The Cotter studied his own children and became their teacher and priest. For their sake he thought out the theological question and made a speciality of religion in his training. The solution of religious education is here. It belongs primarily to parents to educate the religious faculties of their children, to watch their dispositions, and evoke the religious spirit in the line of their particular faculties. If they cannot do it themselves, they should secure its doing by others. By parental indifferentism children are committed to the dogmatists and are taught the authorized falsities. Thus, as has been truly said. 'Every year rolls up its steady average

of abuses unreformed, evils unchanged, falsities laughed at and maintained.' Religious progress is made, but it is as nothing compared with the progress that would be made if all the thinkers and educated people of the community were to seriously set themselves to the work of securing to their families, especially their children, the full benefits of their best knowledge, treating every attempt to teach them fashionable falsities as they would an attempt to indoctrinate them in sorcery.' That is the example set before us in The Cotter's Saturday Night-an example as prophetic as it is admirable.

The poem is not an argument for stated times and forms of worship in the home, but is an example of parental concern regarding religion, of serious thought on religious questions and of earnest effort for religious education.

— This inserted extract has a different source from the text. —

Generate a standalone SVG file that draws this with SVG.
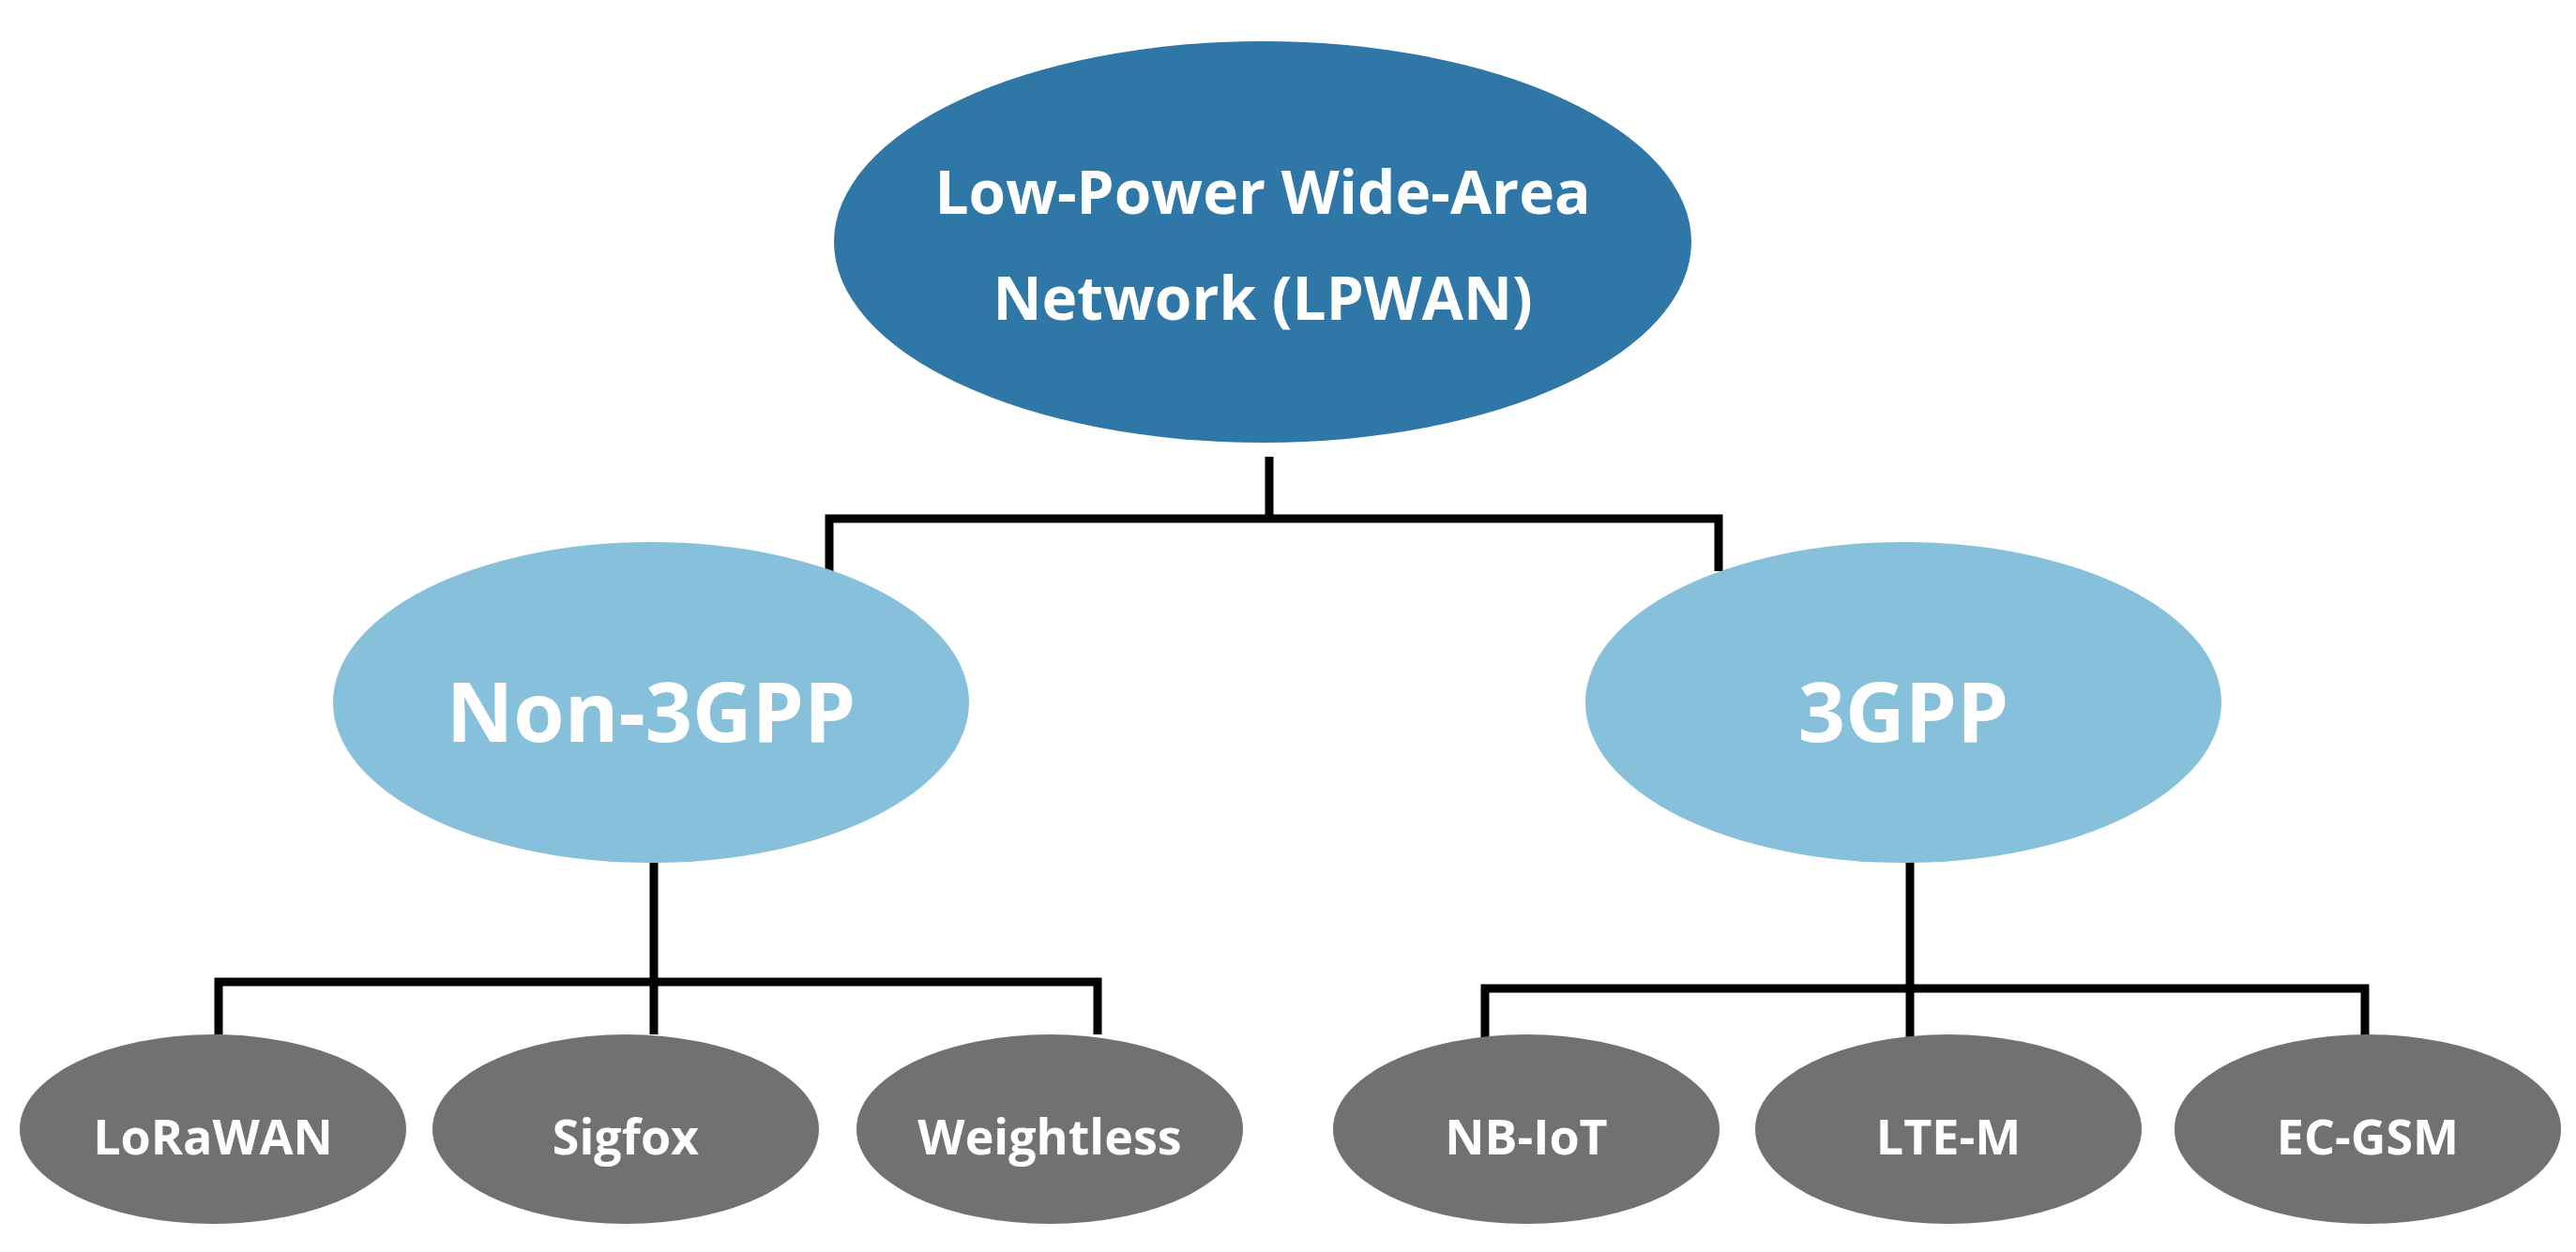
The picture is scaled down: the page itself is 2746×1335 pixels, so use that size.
<svg xmlns="http://www.w3.org/2000/svg" width="2746" height="1335" viewBox="0 0 2746 1335">
<style>
text{font-family:"Open Sans","Liberation Sans",sans-serif;font-weight:bold;fill:#fff;text-anchor:middle}
.c{stroke:#000;stroke-width:9;fill:none}
.g{fill:#717171}
.m{fill:#86c0db}
.g+text{font-size:52px}
</style>
<rect width="2746" height="1335" fill="#fff"/>
<g id="connectors">
<path class="c" d="M1353 487V553M884 609V553H1832V609"/>
<path class="c" d="M697 920V1103M233 1103V1047H1170V1103"/>
<path class="c" d="M2036 914V1107M1583 1107V1054H2521V1107"/>
</g>
<g id="root"><ellipse cx="1346" cy="258" rx="457" ry="214" fill="#2e77a6"/>
<text x="1346" y="228" font-size="64">Low-Power Wide-Area</text>
<text x="1346" y="341" font-size="64">Network (LPWAN)</text></g>
<g id="non3gpp"><ellipse class="m" cx="694" cy="749" rx="339" ry="171"/><text x="694" y="791" font-size="88">Non-3GPP</text></g>
<g id="3gpp"><ellipse class="m" cx="2029" cy="749" rx="339" ry="171"/><text x="2029" y="791" font-size="88">3GPP</text></g>
<g id="lorawan"><ellipse class="g" cx="227" cy="1204" rx="206" ry="101"/><text x="227" y="1231">LoRaWAN</text></g>
<g id="sigfox"><ellipse class="g" cx="667" cy="1204" rx="206" ry="101"/><text x="667" y="1231">Sigfox</text></g>
<g id="weightless"><ellipse class="g" cx="1119" cy="1204" rx="206" ry="101"/><text x="1119" y="1231">Weightless</text></g>
<g id="nbiot"><ellipse class="g" cx="1627" cy="1204" rx="206" ry="101"/><text x="1627" y="1231">NB-IoT</text></g>
<g id="ltem"><ellipse class="g" cx="2077" cy="1204" rx="206" ry="101"/><text x="2077" y="1231">LTE-M</text></g>
<g id="ecgsm"><ellipse class="g" cx="2524" cy="1204" rx="206" ry="101"/><text x="2524" y="1231">EC-GSM</text></g>
</svg>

Taking the words of the poem in a large sense, it must always be from that sort of spiritual solicitude that 'Scotia's grandeur springs.' The real grandeur of Scottish religious history and the virtue of Scottish character are not to

be found in their dogmatism and conventionality, but in the spirit that always resisted these. Not in the line of conformity, but of nonconformity, does the glory of Scottish religious life lie. From its heretics, not from its creedalists, has the vitality come which regenerated the Scottish soul. Always from the rationalist, the reformer, the pioneer, do the new light and life come. Multiply men of the stamp of William Burness, men who think for themselves, who take pains to verify their thoughts and teach their children to be rational in their piety; make such men the majority in our country, and there would be a new Scotland, a land with a real religion, a piety without bigotry, a worship with great truth in it.

Orthodoxy has terrified people against thinking by saying: If you cast off the creeds, you will sink into Atheism; if you doubt what you have been taught, you will become an infidel; if you begin to pick and choose in the Bible, you will grow into a blackguard.' We can call William Burness to testify that it need not be so.